Rating: Summary: 3 habits... enough for me Review: I don't see any problem with this book. It's practical, it's fun, it's attractive. Something important: it teaches you how to organize time and work in a functional way, without complaining or crying your miseries out. There's stuff on it you can discard since you maybe already know them. There are things you can take in account since those are points that were missed in your life's course, and that could be the failure. This book won't tell you new particular practices to implement if you already have a perfect life -though, neither it's a religious codex. That don't mean it's a bad book. Sure, it will be useful or not depending on your problems.
I don't like the most of the self help books. The essential thing of this book radicates in the moto: "I'm the strenght". Not God, nor your soul, but YOU. And if you don't take care of your own bussiness, you're going to be expelled of the darwinian system and you're going to work in a fast food restaurant for the rest of your days. Today's society have no ways of teaching the kids the real relationship existing between richness, wealth and labor force, in traditional homes. Anomic societies don't let the fathers to teach their childrens those work principles that they must apply in their future own works, mainly because: 1) they don't have the time required, 2) the work heritage has been abolished, so parent and kinds works won't be the same ones, and hence, the rules will be differents, 3) the academy is a must-do, and a pretty competitive way of living, which impels you to reach some specific official achievements that can't be avoided in your early life, at least if you want to be "someone" in the social scale imposed by the capitalist system, 4) the TV took the task, sometimes with not very good results. This book can help you manage some of your life's topics. Not all, of course. What are you expecting for? Nirvana? Die then. There's no perfect thing, nor a perfect book, nor a perfect life. After all, God is dead. For me, it was helpful for scheduling tasks and labours. Something just trivial like that, but a vital matter that must be notified to the reader along with a lot of another "by the way" advices; some of them are worthless, according to the person's situation. You can throw them away. The value of this book is SYMBOLIC, tied to interpretations and needs of each one.
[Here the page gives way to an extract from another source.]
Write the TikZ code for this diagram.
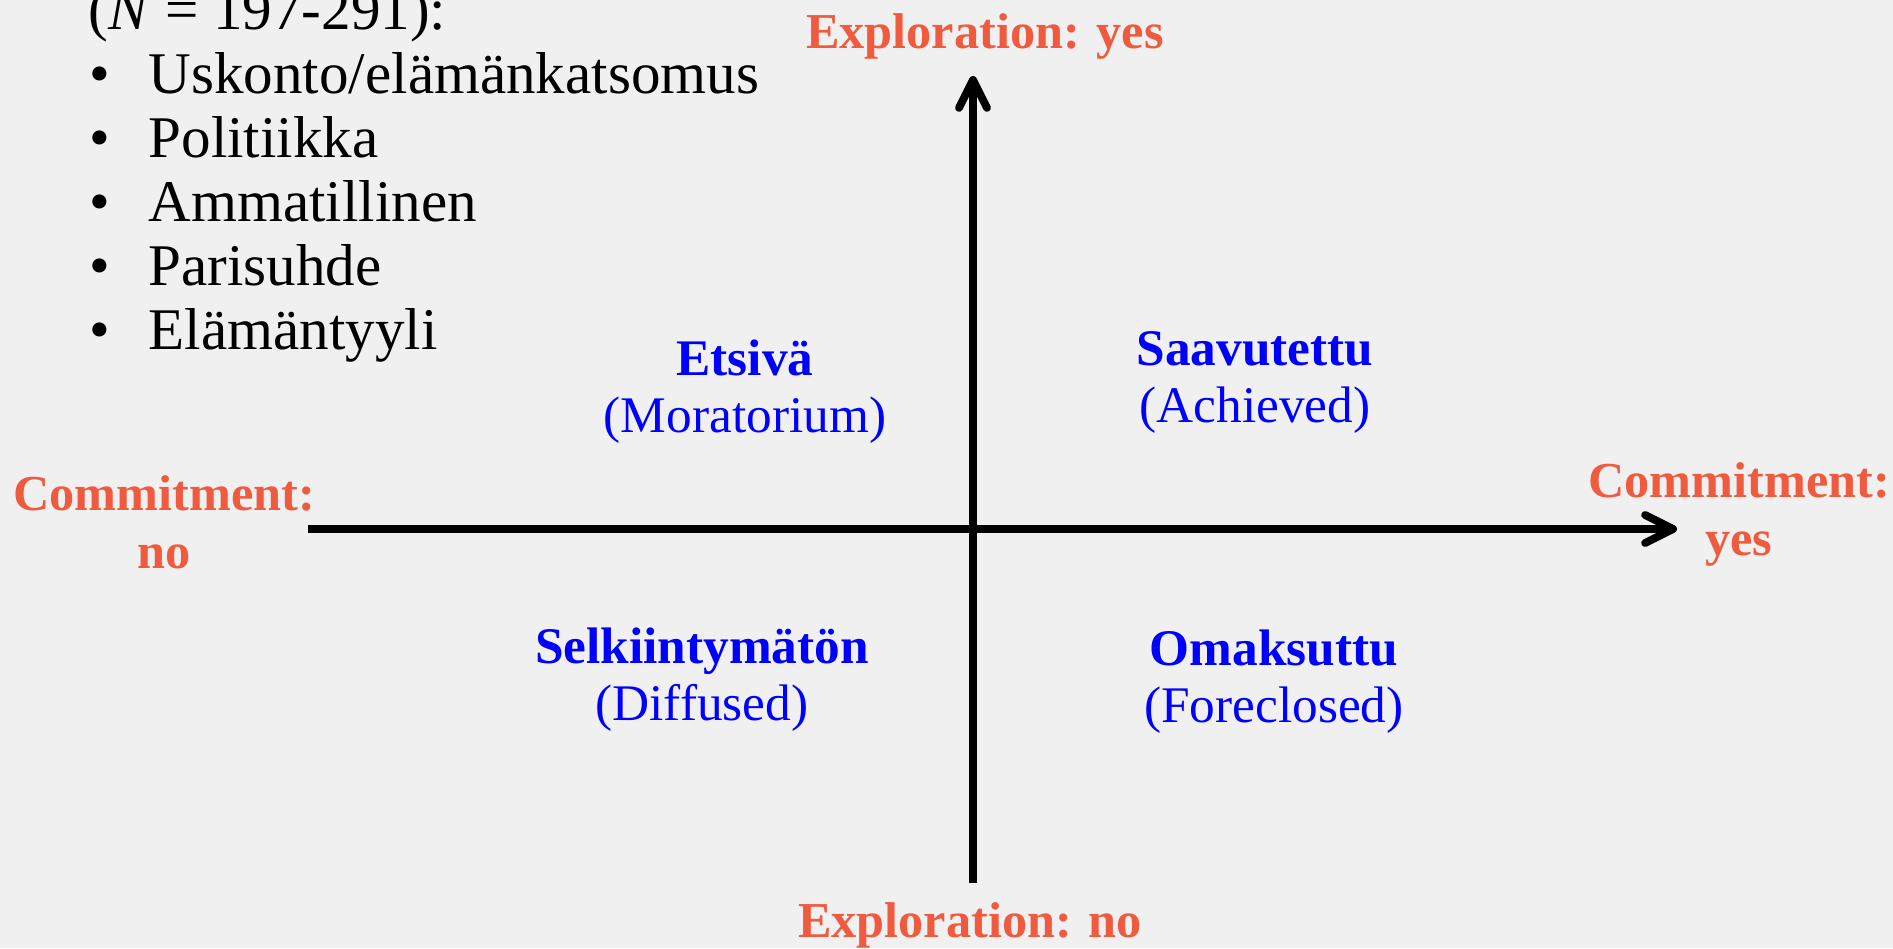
\documentclass[tikz,border=0pt]{standalone}
\usepackage{fontspec}
\setmainfont{Liberation Serif}
\usetikzlibrary{arrows.meta,positioning}
\definecolor{slidegray}{HTML}{F0F0F0}
\definecolor{axisorange}{HTML}{F05A3E}
\definecolor{statusblue}{HTML}{0000FF}
\newcommand{\listbullet}{\makebox[0.59cm][l]{\textbullet}}

\begin{document}
\begin{tikzpicture}[
    x=0.01cm, y=-0.01cm,
    listtext/.style={anchor=base west, inner sep=0pt,
        font=\fontsize{16.8pt}{19pt}\selectfont},
    axis/.style={line width=0.78mm, draw=black,
        -{Straight Barb[length=2.8mm, width=2.8mm, round]}},
    axislabel/.style={text=axisorange, align=center, inner sep=0pt,
        font=\bfseries\fontsize{14.3pt}{16.4pt}\selectfont},
    status/.style={text=statusblue, align=center, inner sep=0pt,
        font=\fontsize{14.6pt}{16.2pt}\selectfont}
]

% slide background
\fill[slidegray] (0,0) rectangle (1893,948);
\useasboundingbox (0,0) rectangle (1893,948);

% domain list
\node[listtext] (sample) at (88,29) {(\textit{N} = 197-291):};
\node[listtext] (religion) at (89,93) {\listbullet Uskonto/elämänkatsomus};
\node[listtext] (politics) at (89,157) {\listbullet Politiikka};
\node[listtext] (career) at (89,221) {\listbullet Ammatillinen};
\node[listtext] (dating) at (89,285) {\listbullet Parisuhde};
\node[listtext] (lifestyle) at (89,349) {\listbullet Elämäntyyli};

% axes
\coordinate (xstart) at (308,529);
\coordinate (xend) at (1677,529);
\coordinate (ystart) at (973,883);
\coordinate (yend) at (973,76);
\draw[axis] (xstart) -- (xend);
\draw[axis] (ystart) -- (yend);

% axis labels (base = last line)
\node[axislabel, anchor=base] (expyes) at (985,48) {Exploration: yes};
\node[axislabel, anchor=base] (expno) at (970,937) {Exploration: no};
\node[axislabel, anchor=base] (comno) at (164,568) {Commitment:\\no};
\node[axislabel, anchor=base] (comyes) at (1739,555) {Commitment:\\yes};

% identity statuses
\node[status, anchor=base] (moratorium) at (745,432) {\textbf{Etsivä}\\(Moratorium)};
\node[status, anchor=base] (achieved) at (1255,422) {\textbf{Saavutettu}\\(Achieved)};
\node[status, anchor=base] (diffused) at (702,720) {\textbf{Selkiintymätön}\\(Diffused)};
\node[status, anchor=base] (foreclosed) at (1274,722) {\textbf{Omaksuttu}\\(Foreclosed)};

\end{tikzpicture}
\end{document}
Sometimes, we forget important things. That's no bad. Bad is not even to know them. Maybe you don't know them, maybe you forgot them, and this book will have a good entropy of advices, from the which some could be appropiate for you. That is: good practical advices, the same for everybody (for they are TRUE since they're pragmatical useful), not practical philosophies (christianism, budaism, hinduism, millenarism, etc.), different for every reader according to his personal pathology (only ONE can be true). The title could be read like: "7 Habits of Highly Effective (Good Future Workers) Teens". Good book. Though, I never finished it. Think I got what I needed from the first three chapters. Maybe I got bored after that, but whatever... it was useful. That can't be denied.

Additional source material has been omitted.